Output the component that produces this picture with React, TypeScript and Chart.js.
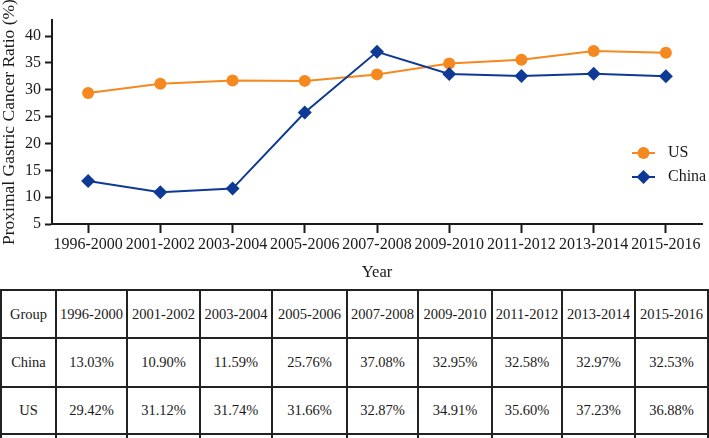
import React, { useEffect, useRef } from 'react';
import { Chart, registerables } from 'chart.js';

Chart.register(...registerables);

const periods = ['1996-2000', '2001-2002', '2003-2004', '2005-2006', '2007-2008', '2009-2010', '2011-2012', '2013-2014', '2015-2016'];
const chinaValues = [13.03, 10.90, 11.59, 25.76, 37.08, 32.95, 32.58, 32.97, 32.53];
const usValues = [29.42, 31.12, 31.74, 31.66, 32.87, 34.91, 35.60, 37.23, 36.88];
const yTicks = [5, 10, 15, 20, 25, 30, 35, 40];
const yMin = 5;
const yMax = 43;

const ORANGE = '#F5891F';
const BLUE = '#0E3A96';
const INK = '#1a1a1a';
const SERIF = '"Liberation Serif", "Times New Roman", serif';

const legendPlugin = {
  id: 'customLegend',
  afterDraw(chart: any) {
    const ctx = chart.ctx;
    const items = [
      { label: 'US', color: ORANGE, style: 'circle', y: 153 },
      { label: 'China', color: BLUE, style: 'diamond', y: 177 },
    ];
    ctx.save();
    items.forEach((it) => {
      ctx.strokeStyle = it.color;
      ctx.fillStyle = it.color;
      ctx.lineWidth = 2;
      ctx.beginPath();
      ctx.moveTo(632, it.y);
      ctx.lineTo(655, it.y);
      ctx.stroke();
      ctx.beginPath();
      if (it.style === 'circle') {
        ctx.arc(643.5, it.y, 6, 0, Math.PI * 2);
      } else {
        ctx.moveTo(643.5 - 7, it.y);
        ctx.lineTo(643.5, it.y - 7);
        ctx.lineTo(643.5 + 7, it.y);
        ctx.lineTo(643.5, it.y + 7);
        ctx.closePath();
      }
      ctx.fill();
      ctx.fillStyle = INK;
      ctx.font = '16px ' + SERIF;
      ctx.textBaseline = 'middle';
      ctx.textAlign = 'left';
      ctx.fillText(it.label, 668, it.y);
    });
    ctx.restore();
  },
};

const colEdges = [1, 56, 127, 200, 272, 347, 418, 492, 562, 635, 708];
const rowEdges = [290, 338, 387, 434, 482];

function DataTable() {
  const header = ['Group', ...periods];
  const rows = [
    header,
    ['China', ...chinaValues.map((v) => v.toFixed(2) + '%')],
    ['US', ...usValues.map((v) => v.toFixed(2) + '%')],
  ];
  const lines: any[] = [];
  colEdges.forEach((x, i) => {
    lines.push(
      <div key={'v' + i} style={{ position: 'absolute', left: x - 1, top: rowEdges[0] - 1, width: 1.6, height: 438 - rowEdges[0] + 1, background: '#222' }} />
    );
  });
  rowEdges.forEach((y, i) => {
    lines.push(
      <div key={'h' + i} style={{ position: 'absolute', left: colEdges[0] - 1, top: y - 1, width: colEdges[colEdges.length - 1] - colEdges[0] + 2, height: 1.6, background: '#222' }} />
    );
  });
  const cells: any[] = [];
  rows.forEach((row, r) => {
    row.forEach((txt, c) => {
      cells.push(
        <div
          key={'c' + r + '-' + c}
          style={{
            position: 'absolute',
            left: colEdges[c],
            top: rowEdges[r],
            width: colEdges[c + 1] - colEdges[c],
            height: rowEdges[r + 1] - rowEdges[r],
            display: 'flex',
            alignItems: 'center',
            justifyContent: 'center',
            fontFamily: SERIF,
            fontSize: 14.5,
            color: INK,
            whiteSpace: 'nowrap',
          }}
        >
          {txt}
        </div>
      );
    });
  });
  return (
    <>
      {lines}
      {cells}
    </>
  );
}

export default function App() {
  const canvasRef = useRef<HTMLCanvasElement | null>(null);

  useEffect(() => {
    const canvas = canvasRef.current;
    if (!canvas) return;
    const chart = new Chart(canvas, {
      type: 'line',
      data: {
        labels: periods,
        datasets: [
          {
            label: 'China',
            data: chinaValues,
            borderColor: BLUE,
            backgroundColor: BLUE,
            borderWidth: 2,
            pointStyle: 'rectRot',
            pointRadius: 7,
            pointBorderWidth: 0,
            pointBackgroundColor: BLUE,
            tension: 0,
          },
          {
            label: 'US',
            data: usValues,
            borderColor: ORANGE,
            backgroundColor: ORANGE,
            borderWidth: 2,
            pointStyle: 'circle',
            pointRadius: 6,
            pointBorderWidth: 0,
            pointBackgroundColor: ORANGE,
            tension: 0,
          },
        ],
      },
      options: {
        responsive: false,
        animation: false,
        devicePixelRatio: 1,
        layout: { padding: { top: 20, right: 1, left: 0, bottom: 0 } },
        plugins: {
          legend: { display: false },
          tooltip: { enabled: false },
        },
        scales: {
          x: {
            offset: true,
            grid: {
              display: true,
              drawOnChartArea: false,
              drawTicks: true,
              tickLength: 9,
              tickWidth: 2,
              tickColor: INK,
              offset: false,
            },
            border: { display: true, color: INK, width: 2 },
            ticks: {
              color: INK,
              font: { family: SERIF, size: 16 },
              padding: 2,
              maxRotation: 0,
              autoSkip: false,
            },
            title: {
              display: true,
              text: 'Year',
              color: INK,
              font: { family: SERIF, size: 16.5 },
              padding: { top: 0, bottom: 5 },
            },
            afterFit: (scale: any) => {
              scale.height = 64;
            },
          },
          y: {
            min: yMin,
            max: yMax,
            grid: {
              display: true,
              drawOnChartArea: false,
              drawTicks: true,
              tickLength: 7,
              tickWidth: 2,
              tickColor: INK,
            },
            border: { display: true, color: INK, width: 2 },
            ticks: {
              color: INK,
              font: { family: SERIF, size: 16 },
              padding: 4,
            },
            afterBuildTicks: (scale: any) => {
              scale.ticks = yTicks.map((v) => ({ value: v }));
            },
            title: {
              display: true,
              text: 'Proximal Gastric Cancer Ratio (%)',
              color: INK,
              font: { family: SERIF, size: 17.5 },
              padding: { top: -1, bottom: 0 },
            },
            afterFit: (scale: any) => {
              scale.width = 52;
            },
          },
        },
      },
      plugins: [legendPlugin],
    });
    return () => chart.destroy();
  }, []);

  return (
    <div style={{ position: 'absolute', left: 0, top: 0, width: 709, height: 438, overflow: 'hidden', background: '#fff' }}>
      <canvas ref={canvasRef} width={709} height={288} style={{ position: 'absolute', left: 0, top: 0, width: 709, height: 288 }} />
      <DataTable />
    </div>
  );
}
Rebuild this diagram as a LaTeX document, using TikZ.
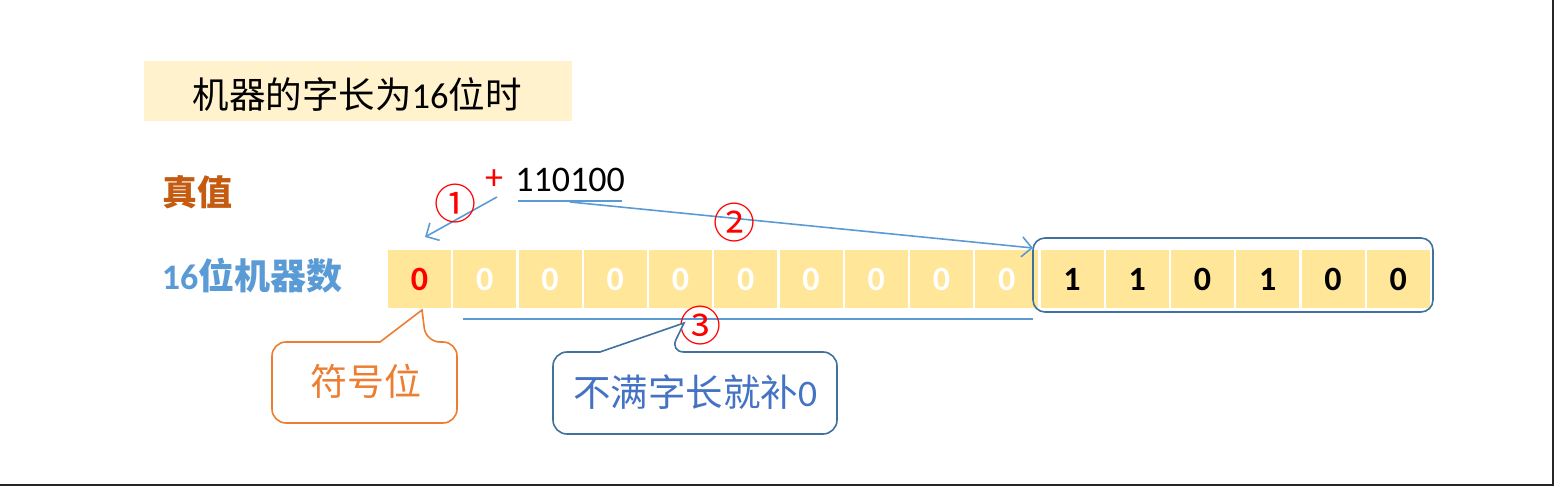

◆ ◆ ◆ ◆ ◆

Exercise aim ->
Retype the entries word for word. Omit any images.

Task result ->
Output the component that produces this picture with React, TypeScript and Chart.js.
import React, { useEffect, useRef } from 'react';
import { Chart, registerables } from 'chart.js';

Chart.register(...registerables);

const periods = ['1996-2000', '2001-2002', '2003-2004', '2005-2006', '2007-2008', '2009-2010', '2011-2012', '2013-2014', '2015-2016'];
const chinaValues = [13.03, 10.90, 11.59, 25.76, 37.08, 32.95, 32.58, 32.97, 32.53];
const usValues = [29.42, 31.12, 31.74, 31.66, 32.87, 34.91, 35.60, 37.23, 36.88];
const yTicks = [5, 10, 15, 20, 25, 30, 35, 40];
const yMin = 5;
const yMax = 43;

const ORANGE = '#F5891F';
const BLUE = '#0E3A96';
const INK = '#1a1a1a';
const SERIF = '"Liberation Serif", "Times New Roman", serif';

const legendPlugin = {
  id: 'customLegend',
  afterDraw(chart: any) {
    const ctx = chart.ctx;
    const items = [
      { label: 'US', color: ORANGE, style: 'circle', y: 153 },
      { label: 'China', color: BLUE, style: 'diamond', y: 177 },
    ];
    ctx.save();
    items.forEach((it) => {
      ctx.strokeStyle = it.color;
      ctx.fillStyle = it.color;
      ctx.lineWidth = 2;
      ctx.beginPath();
      ctx.moveTo(632, it.y);
      ctx.lineTo(655, it.y);
      ctx.stroke();
      ctx.beginPath();
      if (it.style === 'circle') {
        ctx.arc(643.5, it.y, 6, 0, Math.PI * 2);
      } else {
        ctx.moveTo(643.5 - 7, it.y);
        ctx.lineTo(643.5, it.y - 7);
        ctx.lineTo(643.5 + 7, it.y);
        ctx.lineTo(643.5, it.y + 7);
        ctx.closePath();
      }
      ctx.fill();
      ctx.fillStyle = INK;
      ctx.font = '16px ' + SERIF;
      ctx.textBaseline = 'middle';
      ctx.textAlign = 'left';
      ctx.fillText(it.label, 668, it.y);
    });
    ctx.restore();
  },
};

const colEdges = [1, 56, 127, 200, 272, 347, 418, 492, 562, 635, 708];
const rowEdges = [290, 338, 387, 434, 482];

function DataTable() {
  const header = ['Group', ...periods];
  const rows = [
    header,
    ['China', ...chinaValues.map((v) => v.toFixed(2) + '%')],
    ['US', ...usValues.map((v) => v.toFixed(2) + '%')],
  ];
  const lines: any[] = [];
  colEdges.forEach((x, i) => {
    lines.push(
      <div key={'v' + i} style={{ position: 'absolute', left: x - 1, top: rowEdges[0] - 1, width: 1.6, height: 438 - rowEdges[0] + 1, background: '#222' }} />
    );
  });
  rowEdges.forEach((y, i) => {
    lines.push(
      <div key={'h' + i} style={{ position: 'absolute', left: colEdges[0] - 1, top: y - 1, width: colEdges[colEdges.length - 1] - colEdges[0] + 2, height: 1.6, background: '#222' }} />
    );
  });
  const cells: any[] = [];
  rows.forEach((row, r) => {
    row.forEach((txt, c) => {
      cells.push(
        <div
          key={'c' + r + '-' + c}
          style={{
            position: 'absolute',
            left: colEdges[c],
            top: rowEdges[r],
            width: colEdges[c + 1] - colEdges[c],
            height: rowEdges[r + 1] - rowEdges[r],
            display: 'flex',
            alignItems: 'center',
            justifyContent: 'center',
            fontFamily: SERIF,
            fontSize: 14.5,
            color: INK,
            whiteSpace: 'nowrap',
          }}
        >
          {txt}
        </div>
      );
    });
  });
  return (
    <>
      {lines}
      {cells}
    </>
  );
}

export default function App() {
  const canvasRef = useRef<HTMLCanvasElement | null>(null);

  useEffect(() => {
    const canvas = canvasRef.current;
    if (!canvas) return;
    const chart = new Chart(canvas, {
      type: 'line',
      data: {
        labels: periods,
        datasets: [
          {
            label: 'China',
            data: chinaValues,
            borderColor: BLUE,
            backgroundColor: BLUE,
            borderWidth: 2,
            pointStyle: 'rectRot',
            pointRadius: 7,
            pointBorderWidth: 0,
            pointBackgroundColor: BLUE,
            tension: 0,
          },
          {
            label: 'US',
            data: usValues,
            borderColor: ORANGE,
            backgroundColor: ORANGE,
            borderWidth: 2,
            pointStyle: 'circle',
            pointRadius: 6,
            pointBorderWidth: 0,
            pointBackgroundColor: ORANGE,
            tension: 0,
          },
        ],
      },
      options: {
        responsive: false,
        animation: false,
        devicePixelRatio: 1,
        layout: { padding: { top: 20, right: 1, left: 0, bottom: 0 } },
        plugins: {
          legend: { display: false },
          tooltip: { enabled: false },
        },
        scales: {
          x: {
            offset: true,
            grid: {
              display: true,
              drawOnChartArea: false,
              drawTicks: true,
              tickLength: 9,
              tickWidth: 2,
              tickColor: INK,
              offset: false,
            },
            border: { display: true, color: INK, width: 2 },
            ticks: {
              color: INK,
              font: { family: SERIF, size: 16 },
              padding: 2,
              maxRotation: 0,
              autoSkip: false,
            },
            title: {
              display: true,
              text: 'Year',
              color: INK,
              font: { family: SERIF, size: 16.5 },
              padding: { top: 0, bottom: 5 },
            },
            afterFit: (scale: any) => {
              scale.height = 64;
            },
          },
          y: {
            min: yMin,
            max: yMax,
            grid: {
              display: true,
              drawOnChartArea: false,
              drawTicks: true,
              tickLength: 7,
              tickWidth: 2,
              tickColor: INK,
            },
            border: { display: true, color: INK, width: 2 },
            ticks: {
              color: INK,
              font: { family: SERIF, size: 16 },
              padding: 4,
            },
            afterBuildTicks: (scale: any) => {
              scale.ticks = yTicks.map((v) => ({ value: v }));
            },
            title: {
              display: true,
              text: 'Proximal Gastric Cancer Ratio (%)',
              color: INK,
              font: { family: SERIF, size: 17.5 },
              padding: { top: -1, bottom: 0 },
            },
            afterFit: (scale: any) => {
              scale.width = 52;
            },
          },
        },
      },
      plugins: [legendPlugin],
    });
    return () => chart.destroy();
  }, []);

  return (
    <div style={{ position: 'absolute', left: 0, top: 0, width: 709, height: 438, overflow: 'hidden', background: '#fff' }}>
      <canvas ref={canvasRef} width={709} height={288} style={{ position: 'absolute', left: 0, top: 0, width: 709, height: 288 }} />
      <DataTable />
    </div>
  );
}
Rebuild this diagram as a LaTeX document, using TikZ.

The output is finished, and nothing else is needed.